### Given task
Output all the data exactly. Pictures do not belong in the copy.

### Data section
================

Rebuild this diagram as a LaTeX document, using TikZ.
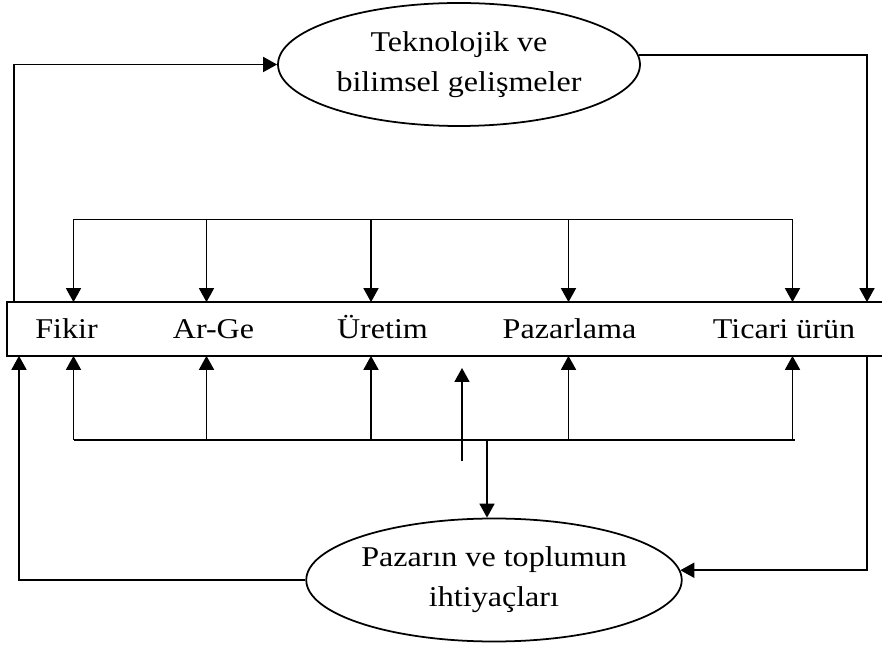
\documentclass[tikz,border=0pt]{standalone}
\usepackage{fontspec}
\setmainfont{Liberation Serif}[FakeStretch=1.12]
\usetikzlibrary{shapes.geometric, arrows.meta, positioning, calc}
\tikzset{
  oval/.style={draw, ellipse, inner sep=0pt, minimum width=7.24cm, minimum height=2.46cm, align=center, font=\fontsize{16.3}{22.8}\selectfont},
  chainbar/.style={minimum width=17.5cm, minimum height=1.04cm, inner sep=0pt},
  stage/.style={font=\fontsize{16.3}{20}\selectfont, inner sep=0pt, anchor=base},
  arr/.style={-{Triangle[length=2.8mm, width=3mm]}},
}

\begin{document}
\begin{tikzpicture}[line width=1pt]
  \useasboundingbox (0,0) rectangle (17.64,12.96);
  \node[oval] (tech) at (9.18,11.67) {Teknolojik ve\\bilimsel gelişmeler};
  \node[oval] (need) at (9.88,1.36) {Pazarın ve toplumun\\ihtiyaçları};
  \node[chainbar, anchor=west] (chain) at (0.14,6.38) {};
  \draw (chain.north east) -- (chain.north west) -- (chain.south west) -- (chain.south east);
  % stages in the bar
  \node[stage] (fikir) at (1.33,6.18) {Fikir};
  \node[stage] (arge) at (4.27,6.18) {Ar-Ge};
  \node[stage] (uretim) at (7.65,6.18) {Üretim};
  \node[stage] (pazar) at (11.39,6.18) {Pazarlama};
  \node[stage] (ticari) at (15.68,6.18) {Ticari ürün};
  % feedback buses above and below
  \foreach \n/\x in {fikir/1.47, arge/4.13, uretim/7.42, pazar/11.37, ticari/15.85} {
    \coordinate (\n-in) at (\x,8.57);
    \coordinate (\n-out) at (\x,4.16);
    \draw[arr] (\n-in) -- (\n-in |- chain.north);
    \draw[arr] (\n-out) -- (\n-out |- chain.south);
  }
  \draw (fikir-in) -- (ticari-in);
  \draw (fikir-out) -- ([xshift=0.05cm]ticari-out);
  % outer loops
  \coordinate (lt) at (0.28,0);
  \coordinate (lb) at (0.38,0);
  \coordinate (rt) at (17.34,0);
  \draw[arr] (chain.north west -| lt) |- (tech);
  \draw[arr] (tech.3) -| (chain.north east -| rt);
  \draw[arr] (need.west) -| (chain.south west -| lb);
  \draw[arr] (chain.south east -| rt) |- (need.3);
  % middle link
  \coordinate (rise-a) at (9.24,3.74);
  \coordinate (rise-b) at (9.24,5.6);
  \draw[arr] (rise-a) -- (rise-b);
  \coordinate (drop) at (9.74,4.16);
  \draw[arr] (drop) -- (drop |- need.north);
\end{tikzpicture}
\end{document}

================

### Response to the exercise
Rebuild this diagram as a LaTeX document, using TikZ.
\documentclass[tikz,border=0pt]{standalone}
\usepackage{fontspec}
\setmainfont{Liberation Serif}[FakeStretch=1.12]
\usetikzlibrary{shapes.geometric, arrows.meta, positioning, calc}
\tikzset{
  oval/.style={draw, ellipse, inner sep=0pt, minimum width=7.24cm, minimum height=2.46cm, align=center, font=\fontsize{16.3}{22.8}\selectfont},
  chainbar/.style={minimum width=17.5cm, minimum height=1.04cm, inner sep=0pt},
  stage/.style={font=\fontsize{16.3}{20}\selectfont, inner sep=0pt, anchor=base},
  arr/.style={-{Triangle[length=2.8mm, width=3mm]}},
}

\begin{document}
\begin{tikzpicture}[line width=1pt]
  \useasboundingbox (0,0) rectangle (17.64,12.96);
  \node[oval] (tech) at (9.18,11.67) {Teknolojik ve\\bilimsel gelişmeler};
  \node[oval] (need) at (9.88,1.36) {Pazarın ve toplumun\\ihtiyaçları};
  \node[chainbar, anchor=west] (chain) at (0.14,6.38) {};
  \draw (chain.north east) -- (chain.north west) -- (chain.south west) -- (chain.south east);
  % stages in the bar
  \node[stage] (fikir) at (1.33,6.18) {Fikir};
  \node[stage] (arge) at (4.27,6.18) {Ar-Ge};
  \node[stage] (uretim) at (7.65,6.18) {Üretim};
  \node[stage] (pazar) at (11.39,6.18) {Pazarlama};
  \node[stage] (ticari) at (15.68,6.18) {Ticari ürün};
  % feedback buses above and below
  \foreach \n/\x in {fikir/1.47, arge/4.13, uretim/7.42, pazar/11.37, ticari/15.85} {
    \coordinate (\n-in) at (\x,8.57);
    \coordinate (\n-out) at (\x,4.16);
    \draw[arr] (\n-in) -- (\n-in |- chain.north);
    \draw[arr] (\n-out) -- (\n-out |- chain.south);
  }
  \draw (fikir-in) -- (ticari-in);
  \draw (fikir-out) -- ([xshift=0.05cm]ticari-out);
  % outer loops
  \coordinate (lt) at (0.28,0);
  \coordinate (lb) at (0.38,0);
  \coordinate (rt) at (17.34,0);
  \draw[arr] (chain.north west -| lt) |- (tech);
  \draw[arr] (tech.3) -| (chain.north east -| rt);
  \draw[arr] (need.west) -| (chain.south west -| lb);
  \draw[arr] (chain.south east -| rt) |- (need.3);
  % middle link
  \coordinate (rise-a) at (9.24,3.74);
  \coordinate (rise-b) at (9.24,5.6);
  \draw[arr] (rise-a) -- (rise-b);
  \coordinate (drop) at (9.74,4.16);
  \draw[arr] (drop) -- (drop |- need.north);
\end{tikzpicture}
\end{document}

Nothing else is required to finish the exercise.